Some losses leave a family quiet. Others bring tension, exhaustion, sleeplessness, and decisions that feel impossible to make. In those moments, professional bereavement counselling can provide something many grieving people do not realize they need at first - a calm, structured space where grief is acknowledged, understood, and gently supported.

Grief does not follow a schedule. It can arrive as tears, numbness, guilt, anger, panic, or even relief after a long illness. For some people, these feelings shift from hour to hour. For others, they settle in more slowly, surfacing after the funeral when visitors stop calling and daily routines begin again. That is why compassionate guidance matters. Bereavement support is not about rushing anyone forward. It is about helping individuals and families carry loss with greater steadiness, dignity, and care.

What professional bereavement counselling really offers

Many people assume grief counseling is only for severe emotional breakdowns. In reality, professional bereavement counselling is often most valuable much earlier, when a person is trying to understand what they are feeling and how to function through it. A trained counselor helps make sense of emotional reactions that may feel unfamiliar or overwhelming. They also create a private setting where the grieving person does not need to protect others, stay strong, or explain why they are struggling.

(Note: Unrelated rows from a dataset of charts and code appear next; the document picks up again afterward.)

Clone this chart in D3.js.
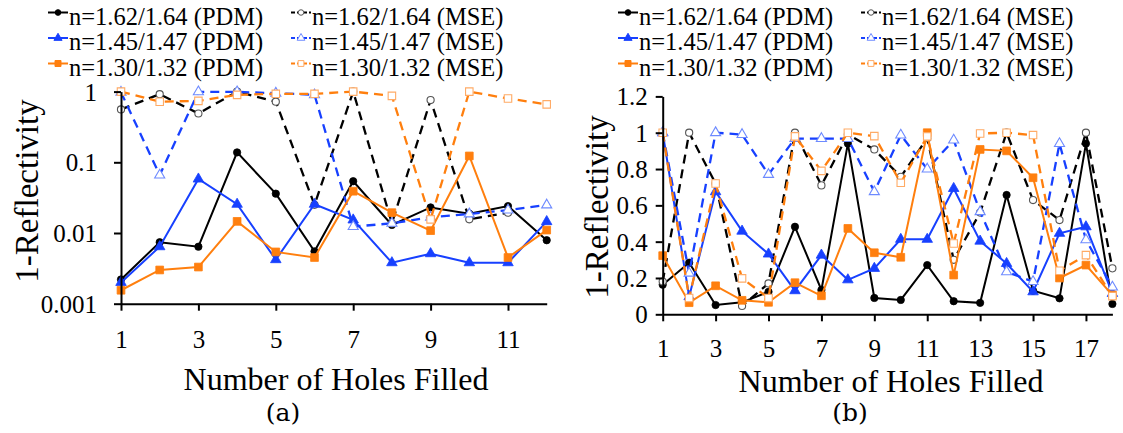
<!DOCTYPE html>
<html><head><meta charset="utf-8">
<script src="https://cdn.jsdelivr.net/npm/d3@7"></script>
<style>body{margin:0;background:#fff}svg{display:block}text{font-family:"Liberation Serif","Times New Roman",serif;fill:#000}</style>
</head><body><svg id="c" width="1123" height="433"></svg>
<script>
// ---------- data ----------
const holesA = [1,2,3,4,5,6,7,8,9,10,11,12];
const holesB = [1,2,3,4,5,6,7,8,9,10,11,12,13,14,15,16,17,18];
const ticksAX = [1,3,5,7,9,11];
const ticksBX = [1,3,5,7,9,11,13,15,17];
const ticksAY = [0.001,0.01,0.1,1];
const ticksAYLabels = ["0.001","0.01","0.1","1"];
const ticksBY = [0,0.2,0.4,0.6,0.8,1,1.2];
const ticksBYLabels = ["0","0.2","0.4","0.6","0.8","1","1.2"];
const seriesNames = ["n=1.62/1.64 (PDM)","n=1.62/1.64 (MSE)","n=1.45/1.47 (PDM)","n=1.45/1.47 (MSE)","n=1.30/1.32 (PDM)","n=1.30/1.32 (MSE)"];
const axisTitleX = "Number of Holes Filled";
const axisTitleY = "1-Reflectivity";
const captions = ["(a)","(b)"];

// panel (a), log scale
const aBlackPDM  = [0.0022,0.0074,0.0064,0.138,0.036,0.0055,0.054,0.013,0.023,0.0188,0.024,0.0079];
const aBlackMSE  = [0.56,0.92,0.49,1.0,0.72,0.025,1.0,0.0137,0.76,0.0156,0.0194,null];
const aBluePDM   = [0.002,0.0064,0.058,0.0255,0.0042,0.0255,0.0153,0.0038,0.0051,0.0038,0.0038,0.0145];
const aBlueMSE   = [0.98,0.066,0.99,0.99,0.95,0.9,0.0123,0.0137,0.0167,0.0186,0.0211,0.0249];
const aOrangePDM = [0.00155,0.003,0.0033,0.0146,0.0054,0.0045,0.039,0.0194,0.0108,0.123,0.0045,0.011];
const aOrangeMSE = [1.0,0.72,0.74,0.9,0.93,0.93,1.0,0.87,0.0156,1.0,0.8,0.66];

// panel (b), linear scale
const bBlackPDM  = [0.163,0.284,0.051,0.066,0.124,0.482,0.134,0.94,0.09,0.079,0.271,0.072,0.063,0.657,0.13,0.088,0.94,0.057];
const bBlackMSE  = [0.18,1.0,0.72,0.046,0.17,1.0,0.71,0.99,0.908,0.757,0.97,0.3,0.56,1.0,0.629,0.519,1.0,0.253];
const bBluePDM   = [1.0,0.097,0.675,0.458,0.332,0.13,0.326,0.19,0.253,0.413,0.413,0.693,0.403,0.28,0.124,0.446,0.482,0.115];
const bBlueMSE   = [1.0,0.226,1.0,0.99,0.77,0.968,0.968,0.968,0.675,0.987,0.8,0.959,0.565,0.234,0.18,0.94,0.41,0.15];
const bOrangePDM = [0.323,0.064,0.157,0.077,0.066,0.174,0.102,0.473,0.339,0.314,1.0,0.216,0.908,0.9,0.752,0.2,0.271,0.106];
const bOrangeMSE = [1.0,0.09,0.72,0.198,0.09,0.98,0.79,1.0,0.981,0.724,0.98,0.39,0.996,1.0,0.987,0.24,0.326,0.1];

// ---------- styles ----------
const styles = [
  {color:"#000000", mk:"#000000", dash:null,  shape:d3.symbolCircle,   size:42, fill:true},
  {color:"#000000", mk:"#555555", dash:"9,6", shape:d3.symbolCircle,   size:40, fill:false},
  {color:"#1740ff", mk:"#1740ff", dash:null,  shape:d3.symbolTriangle, size:48, fill:true},
  {color:"#1740ff", mk:"#6d8aff", dash:"9,6", shape:d3.symbolTriangle, size:44, fill:false},
  {color:"#ff7f0e", mk:"#ff7f0e", dash:null,  shape:d3.symbolSquare,   size:60, fill:true},
  {color:"#ff7f0e", mk:"#ffab66", dash:"9,6", shape:d3.symbolSquare,   size:56, fill:false}
];

const svg = d3.select("#c");

function drawPanel(cfg){
  const g = svg.append("g");
  const x = d3.scaleLinear().domain([cfg.holes[0], cfg.holes[cfg.holes.length-1]]).range(cfg.xRange);
  const y = (cfg.log ? d3.scaleLog() : d3.scaleLinear()).domain(cfg.yDomain).range(cfg.yRange);

  // series
  cfg.series.forEach((vals, i) => {
    const st = styles[i];
    const pts = cfg.holes.map((h, j) => ({h, v: vals[j]}));
    const line = d3.line().defined(d => d.v != null).x(d => x(d.h)).y(d => y(d.v));
    g.append("path").datum(pts).attr("d", line)
      .attr("fill","none").attr("stroke", st.color)
      .attr("stroke-width", st.dash ? 2.3 : 2)
      .attr("stroke-dasharray", st.dash);
    g.selectAll(null).data(pts.filter(d => d.v != null)).enter().append("path")
      .attr("d", d3.symbol().type(st.shape).size(st.size))
      .attr("transform", d => `translate(${x(d.h)},${y(d.v)})`)
      .attr("fill", st.fill ? st.mk : "#fff")
      .attr("stroke", st.mk).attr("stroke-width", st.fill ? 0.8 : 1.1);
  });

  // axes
  const xa = g.append("g").attr("transform",`translate(0,${cfg.yRange[0]})`)
    .call(d3.axisBottom(x).tickValues(cfg.xTicks).tickFormat(d3.format("d")).tickSize(7).tickSizeOuter(0));
  xa.selectAll("text").attr("y", cfg.xLabelY).attr("dy", 0);
  const ya = g.append("g").attr("transform",`translate(${cfg.xRange[0]},0)`)
    .call(d3.axisLeft(y).tickValues(cfg.yTicks).tickFormat((d,i) => cfg.yLabels[i]).tickSize(7).tickSizeOuter(0));
  ya.selectAll("text").attr("x", -cfg.yLabelGap).attr("dy","0.34em");
  [xa, ya].forEach(a => {
    a.selectAll("path,line").attr("stroke","#000").attr("stroke-width",2);
    a.selectAll("text").style("font-family",'"Liberation Serif",serif').style("font-size","25px").attr("fill","#000");
  });

  // titles
  g.append("text").attr("x", cfg.titleX).attr("y", cfg.titleY).attr("text-anchor","middle")
    .style("font-size","32px").text(axisTitleX);
  g.append("text").attr("transform",`translate(${cfg.yTitleX},${cfg.yTitleY}) rotate(-90)`)
    .attr("text-anchor","middle").attr("dy","0.35em").style("font-size","33px").text(axisTitleY);
  g.append("text").attr("x", cfg.capX).attr("y", 421).attr("text-anchor","middle")
    .style("font-size","25px").style("font-family",'"DejaVu Serif","Liberation Serif",serif').text(cfg.caption);

  // legend
  seriesNames.forEach((name, i) => {
    const st = styles[i];
    const col = i % 2, row = Math.floor(i / 2);
    const sx = cfg.legX[col], by = cfg.legY + row * 25.5;
    const ly = by - 12;
    g.append("line").attr("x1", sx).attr("x2", sx + 20).attr("y1", ly).attr("y2", ly)
      .attr("stroke", st.color).attr("stroke-width", 2).attr("stroke-dasharray", st.dash ? "4,2" : null);
    g.append("path").attr("d", d3.symbol().type(st.shape).size(st.size*0.6))
      .attr("transform",`translate(${sx+10},${ly})`)
      .attr("fill", st.fill ? st.mk : "#fff").attr("stroke", st.mk).attr("stroke-width", 1);
    g.append("text").attr("x", sx + 21).attr("y", by).style("font-size","24.5px").text(name);
  });
}

drawPanel({
  holes: holesA, log: true, xRange:[121,546.7], yDomain:[0.001,1], yRange:[303.7,91.6],
  xTicks: ticksAX, yTicks: ticksAY, yLabels: ticksAYLabels, xLabelY: 44, yLabelGap: 24,
  series:[aBlackPDM,aBlackMSE,aBluePDM,aBlueMSE,aOrangePDM,aOrangeMSE],
  titleX: 336, titleY: 390, yTitleX: 26, yTitleY: 191, capX: 283, caption: captions[0],
  legX:[48, 291], legY: 24.5
});
drawPanel({
  holes: holesB, log: false, xRange:[662.7,1112.4], yDomain:[0,1.2], yRange:[314.3,96.4],
  xTicks: ticksBX, yTicks: ticksBY, yLabels: ticksBYLabels, xLabelY: 43, yLabelGap: 15,
  series:[bBlackPDM,bBlackMSE,bBluePDM,bBlueMSE,bOrangePDM,bOrangeMSE],
  titleX: 891, titleY: 392, yTitleX: 596, yTitleY: 207, capX: 850, caption: captions[1],
  legX:[618, 861], legY: 24.5
});
</script></body></html>
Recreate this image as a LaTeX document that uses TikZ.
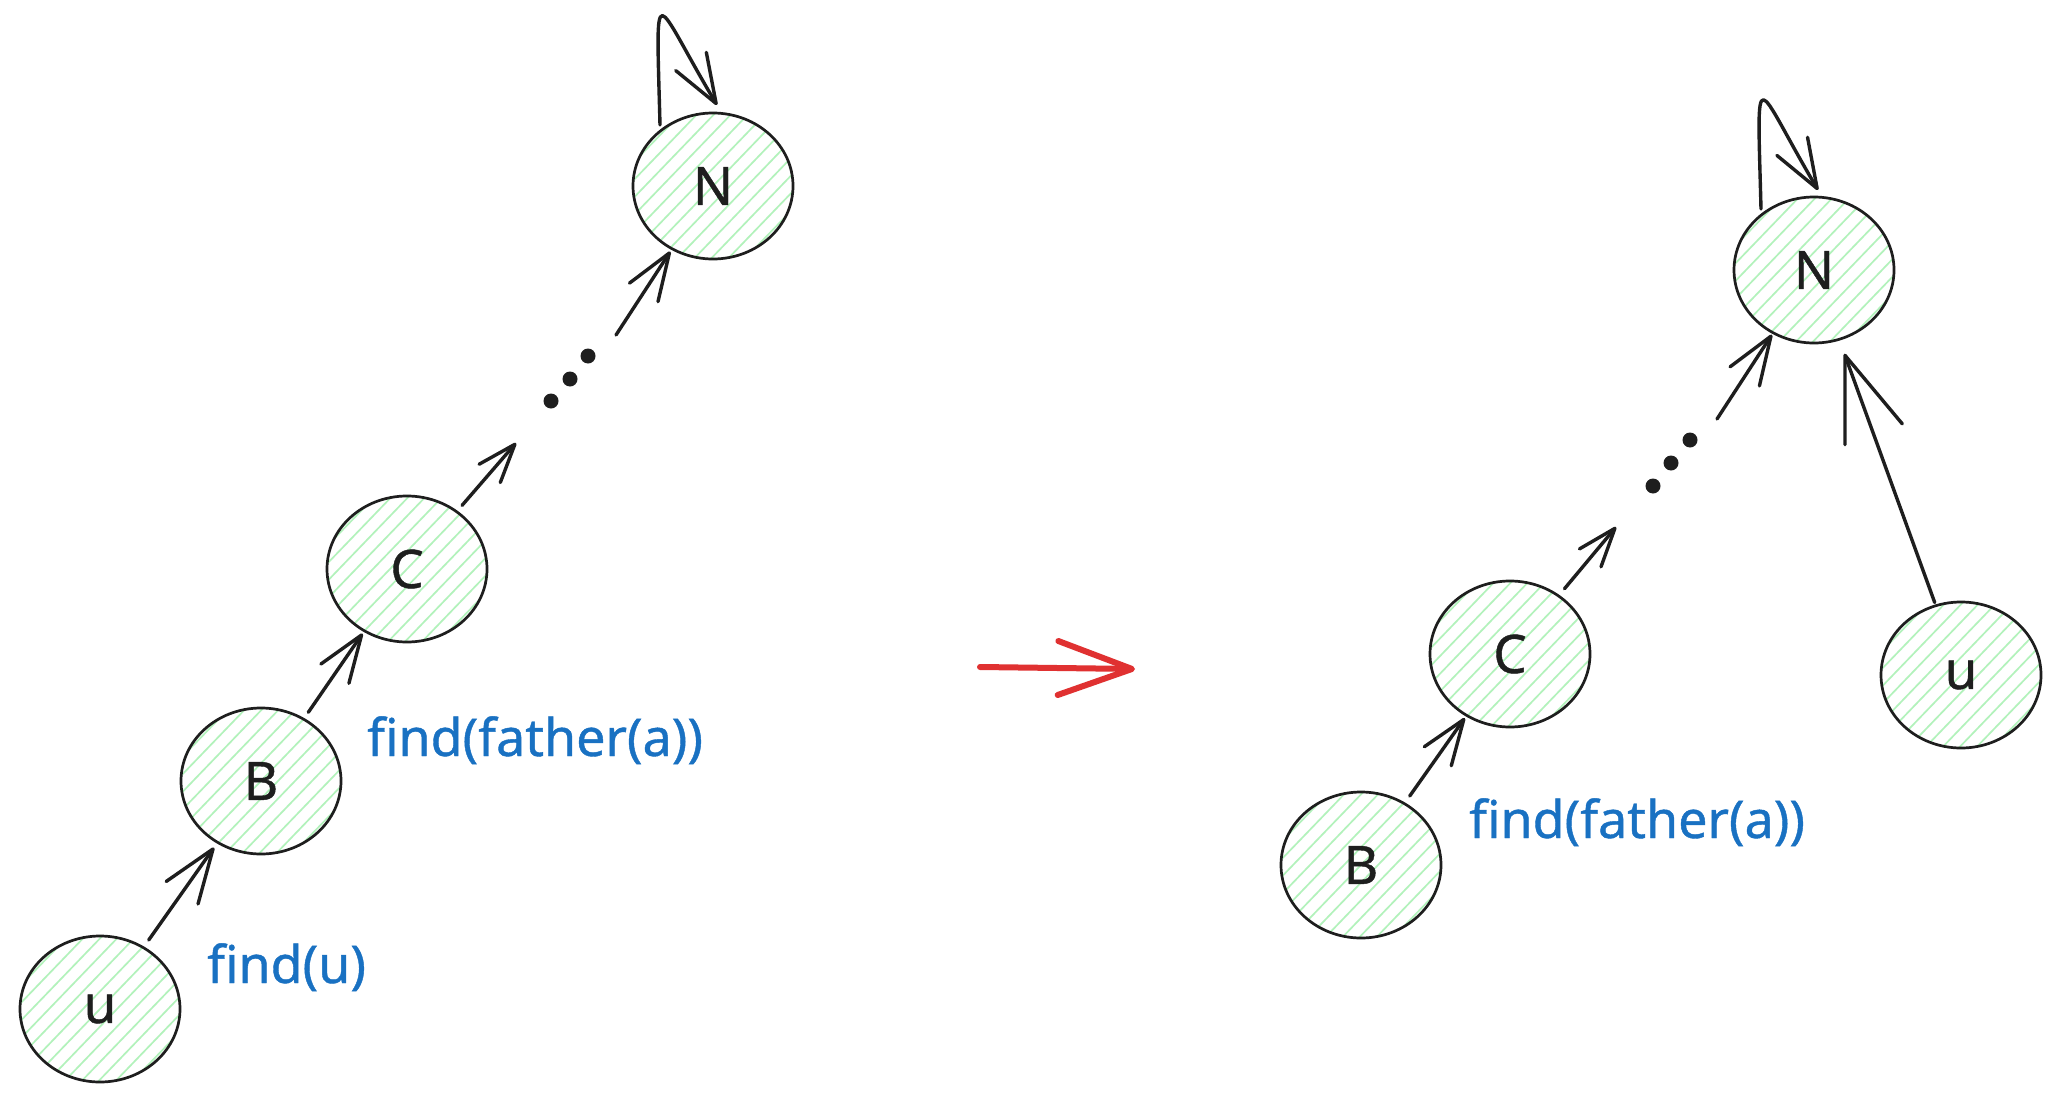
\documentclass[tikz,border=0pt]{standalone}
\usepackage{fontspec}
\setmainfont{Noto Sans}
\newfontfamily\diafont{Noto Sans}[FakeBold=0.8]
\usetikzlibrary{arrows.meta,calc,shapes.geometric}
\definecolor{ink}{HTML}{1E1E1E}
\definecolor{hatchgreen}{HTML}{B2F2BB}
\definecolor{lblue}{HTML}{1971C2}
\definecolor{redarr}{HTML}{E03131}
\begin{document}
\begin{tikzpicture}[x=1pt,y=-1pt,
  vnode/.style={ellipse, draw=ink, line width=2.7pt, minimum width=160pt, minimum height=146pt,
    inner sep=0pt, text=ink, font=\diafont\fontsize{53pt}{60pt}\selectfont,
    path picture={\foreach \k in {-12,...,12}{\draw[hatchgreen, line width=1.7pt]
      ($(path picture bounding box.center)+(\k*17-105,109)$) -- ++(210,-218);}}},
  dotmark/.style={circle, fill=ink, inner sep=0pt, minimum size=15pt},
  lbl/.style={text=lblue, anchor=base west, inner sep=0pt, font=\diafont\fontsize{52pt}{60pt}\selectfont},
  arr/.style 2 args={draw=ink, line width=3.4pt, line cap=round, line join=round,
    -{Straight Barb[length=#1, width=#2, round]}},
  redarrow/.style={draw=redarr, line width=6pt, line cap=round, line join=round,
    -{Straight Barb[length=74pt, width=54pt, round]}}
]
\fill[white] (0,0) rectangle (2056,1108);
\useasboundingbox (0,0) rectangle (2056,1108);

% ---------- left tree ----------
\node[vnode] (N) at (713,186) {N};
\node[vnode] (C) at (407,569) {C};
\node[vnode] (B) at (261,781) {B};
\node[vnode] (U) at (100,1009) {u};

\node[dotmark] (ld1) at (551,401) {};
\node[dotmark] (ld2) at (570,379) {};
\node[dotmark] (ld3) at (588,356) {};

\coordinate (cl1) at (516,443);
\coordinate (nl1) at (616,335);

\draw[arr={53.6pt}{39pt}, shorten <=8pt, shorten >=5pt] (U) -- (B);
\draw[arr={47pt}{34pt}, shorten <=7pt, shorten >=2pt] (B) -- (C);
\draw[arr={38.5pt}{28pt}, shorten <=7pt] (C) -- (cl1);
\draw[arr={47pt}{34pt}, shorten >=2pt] (nl1) -- (N);
\draw[arr={49pt}{35.6pt}] ($(N)+(-53,-61)$) .. controls ($(N)+(-57,-216)$) and ($(N)+(-61,-190)$) .. ($(N)+(4,-81)$);

\node[lbl] (lab1) at (367,756) {find(father(a))};
\node[lbl] (lab2) at (207,983) {find(u)};

% ---------- red arrow ----------
\coordinate (r1) at (980,667);
\coordinate (r2) at (1135,669);
\draw[redarrow] (r1) -- (r2);

% ---------- right tree ----------
\node[vnode] (N2) at (1814,270) {N};
\node[vnode] (C2) at (1510,654) {C};
\node[vnode] (B2) at (1361,865) {B};
\node[vnode] (U2) at (1961,675) {u};

\node[dotmark] (rd1) at (1653,486) {};
\node[dotmark] (rd2) at (1671,463) {};
\node[dotmark] (rd3) at (1690,440) {};

\coordinate (cr1) at (1616,527);
\coordinate (nr1) at (1717,419);

\draw[arr={45pt}{33pt}, shorten <=8pt, shorten >=2pt] (B2) -- (C2);
\draw[arr={38.5pt}{28pt}, shorten <=8pt] (C2) -- (cr1);
\draw[arr={48pt}{35pt}, shorten >=1pt] (nr1) -- (N2);
\draw[arr={84pt}{61pt}, shorten <=2pt, shorten >=14pt] (U2) -- (N2);
\draw[arr={49pt}{35.6pt}] ($(N2)+(-53,-61)$) .. controls ($(N2)+(-57,-216)$) and ($(N2)+(-61,-190)$) .. ($(N2)+(4,-80)$);

\node[lbl] (lab3) at (1469,838) {find(father(a))};
\end{tikzpicture}
\end{document}
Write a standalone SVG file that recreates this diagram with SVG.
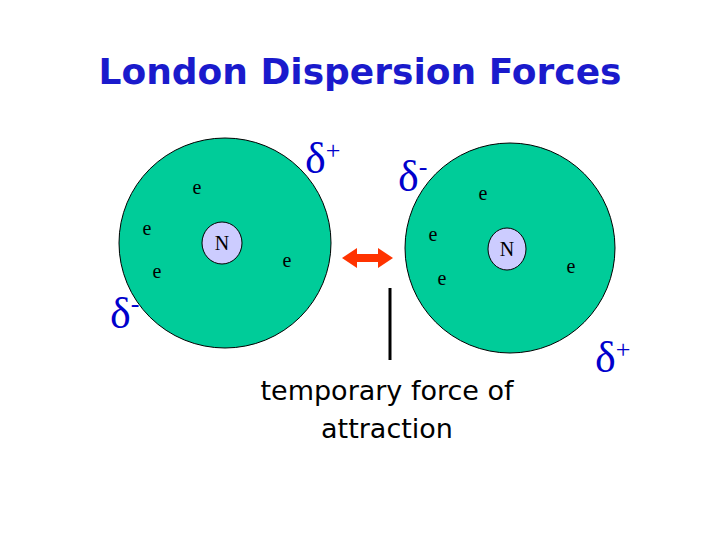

This kind of support can be practical as well as emotional. A bereaved spouse may need help coping with loneliness and fear. An adult child may be trying to manage sorrow while also coordinating arrangements, paperwork, and family expectations. Siblings may be grieving the same parent in very different ways and finding it hard to communicate. Counseling does not remove pain, but it can reduce isolation and prevent grief from becoming harder to carry than it needs to be.

Professional support also brings perspective. Not every painful reaction means something is wrong. Difficulty sleeping, trouble concentrating, changes in appetite, tearfulness, and emotional numbness can all be normal parts of mourning. At the same time, there are moments when grief becomes more complicated and deserves closer attention. The value of a qualified counselor lies in knowing the difference.

When professional bereavement counselling may be especially helpful

There is no single right time to seek help. Some families reach out immediately after a death. Others do so weeks or months later, when they realize they are not coping as well as expected. Both are valid.

Counselling may be especially helpful after a sudden death, an accident, suicide, or the loss of a child. These experiences often bring shock alongside grief, and shock can delay emotional processing. It may also be important when a death follows family conflict, unresolved relationships, or difficult caregiving circumstances. In those cases, mourning can become tangled with regret, anger, or exhaustion.

Support is also worth considering when grief begins to affect daily life in a sustained way. If someone cannot return to work, withdraws from loved ones, uses alcohol to manage emotion, or feels trapped in guilt or despair, professional care may offer needed stability. The same is true for people who seem composed during the funeral period but fall apart afterward. Public strength does not always reflect private wellbeing.

Children and teenagers may need specialized support too. Young people often grieve in bursts, moving between sadness and ordinary play or routine. Adults sometimes misread that pattern as indifference. A trained counselor can help families respond with patience and consistency instead of worry or pressure.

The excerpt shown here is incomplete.